The upside for democracy is that election deniers and the key claims of their movement remain unpopular among many Americans. While their rhetoric is widespread in the sense that almost everyone has heard their lies about elections and voting, belief in these lies is not widespread, especially among Democrats, left-leaning Independents, and a sizable share of moderates. Many also say they are much less likely to vote for someone who has been widely characterized as an election denier, including 92% of progressives, 83% of liberals, and 48% of moderates.
However, because many Americans remain unfamiliar with the key provisions of the election denier platform, there is an opportunity for defenders of democracy to broaden the narrative beyond denial of the 2020 election to encompass the bigger story of how these election denial behaviors fit into a broad threat to our democratic systems, particularly by explicitly connecting the lies about elections and voting to the candidates that seek to be in positions of power, especially those directly overseeing election administration.
Look for our future posts in this series where we will assess voter opinions on democracy and voting rights.

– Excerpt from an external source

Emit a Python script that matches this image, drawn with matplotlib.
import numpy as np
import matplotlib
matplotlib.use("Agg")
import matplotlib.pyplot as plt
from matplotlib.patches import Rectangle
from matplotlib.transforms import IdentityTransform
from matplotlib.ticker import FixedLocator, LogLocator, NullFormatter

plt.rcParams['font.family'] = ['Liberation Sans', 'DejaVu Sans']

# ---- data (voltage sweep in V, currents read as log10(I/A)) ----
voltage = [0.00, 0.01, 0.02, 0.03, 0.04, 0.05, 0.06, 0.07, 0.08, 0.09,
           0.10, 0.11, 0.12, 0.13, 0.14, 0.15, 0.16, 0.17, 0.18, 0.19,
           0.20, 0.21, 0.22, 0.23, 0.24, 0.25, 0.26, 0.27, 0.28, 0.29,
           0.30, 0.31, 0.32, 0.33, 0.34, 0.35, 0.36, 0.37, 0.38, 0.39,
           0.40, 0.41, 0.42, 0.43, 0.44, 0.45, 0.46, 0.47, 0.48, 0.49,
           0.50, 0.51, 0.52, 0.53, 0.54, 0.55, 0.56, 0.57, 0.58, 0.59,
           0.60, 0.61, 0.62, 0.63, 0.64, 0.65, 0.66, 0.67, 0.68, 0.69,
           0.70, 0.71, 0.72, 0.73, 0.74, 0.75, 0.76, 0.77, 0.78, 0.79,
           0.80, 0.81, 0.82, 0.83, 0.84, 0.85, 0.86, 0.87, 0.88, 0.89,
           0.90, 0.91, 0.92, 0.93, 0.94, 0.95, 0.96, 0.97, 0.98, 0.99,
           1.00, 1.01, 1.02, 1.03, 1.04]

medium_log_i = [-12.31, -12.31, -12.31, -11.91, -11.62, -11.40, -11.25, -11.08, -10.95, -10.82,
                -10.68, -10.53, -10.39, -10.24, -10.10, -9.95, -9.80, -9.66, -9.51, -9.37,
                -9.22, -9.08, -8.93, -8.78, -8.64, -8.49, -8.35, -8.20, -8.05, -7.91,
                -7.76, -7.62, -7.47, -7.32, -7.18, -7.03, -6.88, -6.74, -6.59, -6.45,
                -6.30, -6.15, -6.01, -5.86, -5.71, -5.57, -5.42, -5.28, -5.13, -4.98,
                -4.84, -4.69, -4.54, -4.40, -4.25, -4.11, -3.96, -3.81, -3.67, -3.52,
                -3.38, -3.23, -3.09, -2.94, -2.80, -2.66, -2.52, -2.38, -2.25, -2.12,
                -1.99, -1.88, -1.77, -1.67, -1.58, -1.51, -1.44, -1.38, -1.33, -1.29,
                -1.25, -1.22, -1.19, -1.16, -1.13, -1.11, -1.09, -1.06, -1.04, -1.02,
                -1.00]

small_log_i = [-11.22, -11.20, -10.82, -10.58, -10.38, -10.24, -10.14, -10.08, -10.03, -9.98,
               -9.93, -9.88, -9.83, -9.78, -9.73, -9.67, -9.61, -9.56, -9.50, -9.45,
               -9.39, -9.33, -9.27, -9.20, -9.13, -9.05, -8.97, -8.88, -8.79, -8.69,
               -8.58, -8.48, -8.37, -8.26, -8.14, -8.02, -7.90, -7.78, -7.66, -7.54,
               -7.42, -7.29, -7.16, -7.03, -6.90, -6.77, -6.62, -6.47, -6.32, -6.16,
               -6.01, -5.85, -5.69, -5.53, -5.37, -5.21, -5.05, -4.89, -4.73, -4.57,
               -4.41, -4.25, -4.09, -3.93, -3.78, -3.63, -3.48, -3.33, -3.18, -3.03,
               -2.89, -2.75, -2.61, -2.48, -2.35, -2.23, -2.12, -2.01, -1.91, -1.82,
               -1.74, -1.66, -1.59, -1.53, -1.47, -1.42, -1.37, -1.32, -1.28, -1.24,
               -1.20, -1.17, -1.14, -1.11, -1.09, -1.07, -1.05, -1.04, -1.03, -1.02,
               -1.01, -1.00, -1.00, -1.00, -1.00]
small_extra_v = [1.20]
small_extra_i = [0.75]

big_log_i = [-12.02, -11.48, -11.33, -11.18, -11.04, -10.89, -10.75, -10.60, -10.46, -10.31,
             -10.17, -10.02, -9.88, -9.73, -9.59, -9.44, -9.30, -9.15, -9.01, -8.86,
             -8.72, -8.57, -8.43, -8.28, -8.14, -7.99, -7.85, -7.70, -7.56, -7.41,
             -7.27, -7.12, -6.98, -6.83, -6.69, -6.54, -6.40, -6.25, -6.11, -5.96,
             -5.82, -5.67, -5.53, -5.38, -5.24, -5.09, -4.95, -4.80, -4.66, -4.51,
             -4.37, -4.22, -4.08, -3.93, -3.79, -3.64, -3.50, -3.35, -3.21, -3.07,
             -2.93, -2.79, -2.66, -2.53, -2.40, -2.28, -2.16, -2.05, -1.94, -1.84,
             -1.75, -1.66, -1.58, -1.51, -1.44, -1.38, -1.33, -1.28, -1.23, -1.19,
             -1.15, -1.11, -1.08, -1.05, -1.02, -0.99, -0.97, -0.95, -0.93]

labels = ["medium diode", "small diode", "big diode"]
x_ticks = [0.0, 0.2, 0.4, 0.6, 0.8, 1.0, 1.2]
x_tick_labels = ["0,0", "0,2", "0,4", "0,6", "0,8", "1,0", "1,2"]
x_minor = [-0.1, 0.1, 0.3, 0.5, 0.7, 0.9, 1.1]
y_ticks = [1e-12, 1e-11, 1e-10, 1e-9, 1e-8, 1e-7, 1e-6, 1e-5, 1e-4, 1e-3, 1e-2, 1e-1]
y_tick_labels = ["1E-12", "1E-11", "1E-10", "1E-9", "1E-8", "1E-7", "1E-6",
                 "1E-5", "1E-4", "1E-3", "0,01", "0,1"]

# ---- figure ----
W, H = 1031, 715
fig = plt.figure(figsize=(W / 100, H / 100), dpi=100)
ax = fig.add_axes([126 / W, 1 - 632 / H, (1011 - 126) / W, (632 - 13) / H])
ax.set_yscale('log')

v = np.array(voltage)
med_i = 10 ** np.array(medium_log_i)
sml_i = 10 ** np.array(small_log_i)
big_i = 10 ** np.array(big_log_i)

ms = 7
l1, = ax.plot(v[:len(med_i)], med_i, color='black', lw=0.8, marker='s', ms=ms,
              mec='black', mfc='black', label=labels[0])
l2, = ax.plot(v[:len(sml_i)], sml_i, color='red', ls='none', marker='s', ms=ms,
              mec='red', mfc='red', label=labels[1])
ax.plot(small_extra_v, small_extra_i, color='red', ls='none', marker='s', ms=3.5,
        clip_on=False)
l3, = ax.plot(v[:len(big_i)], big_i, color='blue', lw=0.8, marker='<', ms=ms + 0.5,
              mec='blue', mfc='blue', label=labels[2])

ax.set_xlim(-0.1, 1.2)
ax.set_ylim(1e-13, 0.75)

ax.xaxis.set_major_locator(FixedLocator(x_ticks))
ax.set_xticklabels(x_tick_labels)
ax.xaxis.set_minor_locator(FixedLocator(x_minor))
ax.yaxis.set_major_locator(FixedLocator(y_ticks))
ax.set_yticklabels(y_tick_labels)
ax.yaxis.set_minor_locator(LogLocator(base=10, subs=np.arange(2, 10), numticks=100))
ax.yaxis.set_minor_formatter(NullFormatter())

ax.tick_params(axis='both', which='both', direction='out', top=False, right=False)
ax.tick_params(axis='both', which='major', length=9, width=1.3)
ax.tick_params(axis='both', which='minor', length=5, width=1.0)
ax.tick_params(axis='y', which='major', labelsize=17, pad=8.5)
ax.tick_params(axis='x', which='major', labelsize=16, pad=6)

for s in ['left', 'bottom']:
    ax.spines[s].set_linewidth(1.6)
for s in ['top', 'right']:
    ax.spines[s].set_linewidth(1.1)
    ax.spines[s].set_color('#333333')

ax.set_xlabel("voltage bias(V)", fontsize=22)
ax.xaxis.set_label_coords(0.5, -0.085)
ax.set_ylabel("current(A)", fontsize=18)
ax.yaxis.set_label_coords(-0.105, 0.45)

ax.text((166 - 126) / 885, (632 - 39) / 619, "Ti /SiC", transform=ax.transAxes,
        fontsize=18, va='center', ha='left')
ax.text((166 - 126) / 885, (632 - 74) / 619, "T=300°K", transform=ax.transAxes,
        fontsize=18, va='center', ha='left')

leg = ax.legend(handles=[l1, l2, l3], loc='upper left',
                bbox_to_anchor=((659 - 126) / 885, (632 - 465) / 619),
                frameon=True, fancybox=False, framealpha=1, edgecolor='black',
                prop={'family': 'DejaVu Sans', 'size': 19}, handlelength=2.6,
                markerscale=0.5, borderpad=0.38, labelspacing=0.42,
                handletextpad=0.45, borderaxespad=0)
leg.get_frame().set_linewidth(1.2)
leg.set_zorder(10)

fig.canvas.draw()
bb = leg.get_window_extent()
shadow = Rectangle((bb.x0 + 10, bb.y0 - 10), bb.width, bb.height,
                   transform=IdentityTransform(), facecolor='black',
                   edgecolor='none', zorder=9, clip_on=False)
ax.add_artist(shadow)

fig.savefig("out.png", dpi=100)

2 We use logistic regression models to predict the odds of finding each claim believable, accounting for whether or not they had heard the claim, race, rurality, gender, age, religion, education, voter registration status, vote choice in 2020, and region.
3 Findings by political party affiliation were consistent with patterns across ideology.
4 The Washington Post description of an election denier, which includes this as a defining characteristic, has been used by other organizations and news sources, including the Brookings Institute, DailyKOS, and the New York Times.